The task :: Please print exactly the lines below, from the start of the material up to and including the line with "from matplotlib.lines import Line2D", but none of the pictures.

------------------------------------------------

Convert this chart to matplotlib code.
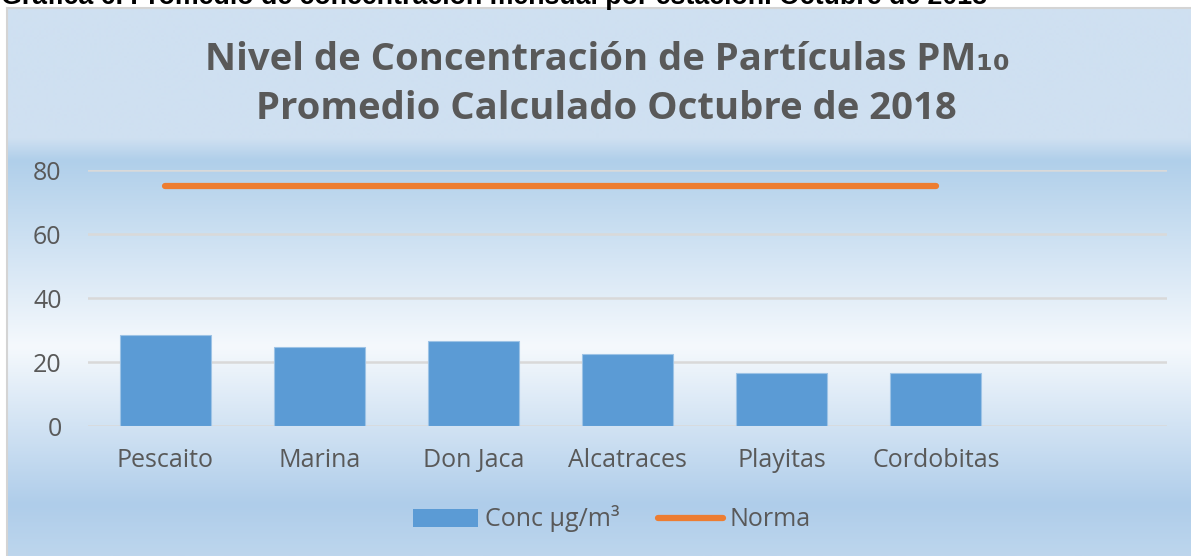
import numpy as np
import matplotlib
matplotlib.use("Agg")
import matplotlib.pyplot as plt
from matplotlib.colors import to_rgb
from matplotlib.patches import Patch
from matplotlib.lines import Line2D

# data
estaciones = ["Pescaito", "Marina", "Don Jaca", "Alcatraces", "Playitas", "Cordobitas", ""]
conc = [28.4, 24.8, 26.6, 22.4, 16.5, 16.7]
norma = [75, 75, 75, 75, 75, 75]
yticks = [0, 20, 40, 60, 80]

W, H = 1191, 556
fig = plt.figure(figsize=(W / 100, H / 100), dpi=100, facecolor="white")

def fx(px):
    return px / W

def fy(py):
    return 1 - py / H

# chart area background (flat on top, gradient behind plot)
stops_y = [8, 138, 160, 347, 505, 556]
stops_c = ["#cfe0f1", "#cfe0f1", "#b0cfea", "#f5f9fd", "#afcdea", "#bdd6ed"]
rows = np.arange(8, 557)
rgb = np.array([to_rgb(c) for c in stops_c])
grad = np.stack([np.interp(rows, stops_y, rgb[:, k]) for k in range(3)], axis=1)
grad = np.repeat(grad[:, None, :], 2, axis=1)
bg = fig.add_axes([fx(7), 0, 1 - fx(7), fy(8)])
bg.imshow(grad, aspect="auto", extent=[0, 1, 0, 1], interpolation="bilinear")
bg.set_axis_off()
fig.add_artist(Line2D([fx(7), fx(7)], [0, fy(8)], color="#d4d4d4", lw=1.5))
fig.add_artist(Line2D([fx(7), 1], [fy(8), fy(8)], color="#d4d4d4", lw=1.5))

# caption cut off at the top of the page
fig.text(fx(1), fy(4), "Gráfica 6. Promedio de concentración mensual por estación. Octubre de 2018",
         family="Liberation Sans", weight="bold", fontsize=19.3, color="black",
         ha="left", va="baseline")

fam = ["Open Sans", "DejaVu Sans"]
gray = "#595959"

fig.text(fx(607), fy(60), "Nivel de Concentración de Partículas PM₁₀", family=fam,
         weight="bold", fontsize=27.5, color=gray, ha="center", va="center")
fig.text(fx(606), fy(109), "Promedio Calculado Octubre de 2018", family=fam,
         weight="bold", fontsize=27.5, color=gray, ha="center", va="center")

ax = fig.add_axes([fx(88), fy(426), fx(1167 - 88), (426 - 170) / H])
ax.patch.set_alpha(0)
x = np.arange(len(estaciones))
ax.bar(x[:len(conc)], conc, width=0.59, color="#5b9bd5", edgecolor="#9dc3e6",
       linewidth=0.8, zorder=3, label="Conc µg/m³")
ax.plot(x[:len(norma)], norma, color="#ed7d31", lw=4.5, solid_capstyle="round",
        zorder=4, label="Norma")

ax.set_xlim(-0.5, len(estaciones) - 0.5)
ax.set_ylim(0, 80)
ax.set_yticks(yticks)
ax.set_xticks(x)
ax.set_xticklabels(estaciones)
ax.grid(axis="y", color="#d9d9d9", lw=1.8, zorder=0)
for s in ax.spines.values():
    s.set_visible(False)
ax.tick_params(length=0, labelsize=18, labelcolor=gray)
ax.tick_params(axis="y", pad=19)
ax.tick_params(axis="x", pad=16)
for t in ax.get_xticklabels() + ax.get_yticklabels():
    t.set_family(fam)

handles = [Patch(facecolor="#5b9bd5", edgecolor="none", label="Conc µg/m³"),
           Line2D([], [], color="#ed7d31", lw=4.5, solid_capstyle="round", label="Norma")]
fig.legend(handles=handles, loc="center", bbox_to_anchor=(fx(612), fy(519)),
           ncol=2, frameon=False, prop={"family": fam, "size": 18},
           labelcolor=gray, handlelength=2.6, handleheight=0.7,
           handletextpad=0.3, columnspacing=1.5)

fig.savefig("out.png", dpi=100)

------------------------------------------------

Correct output ::
Convert this chart to matplotlib code.
import numpy as np
import matplotlib
matplotlib.use("Agg")
import matplotlib.pyplot as plt
from matplotlib.colors import to_rgb
from matplotlib.patches import Patch
from matplotlib.lines import Line2D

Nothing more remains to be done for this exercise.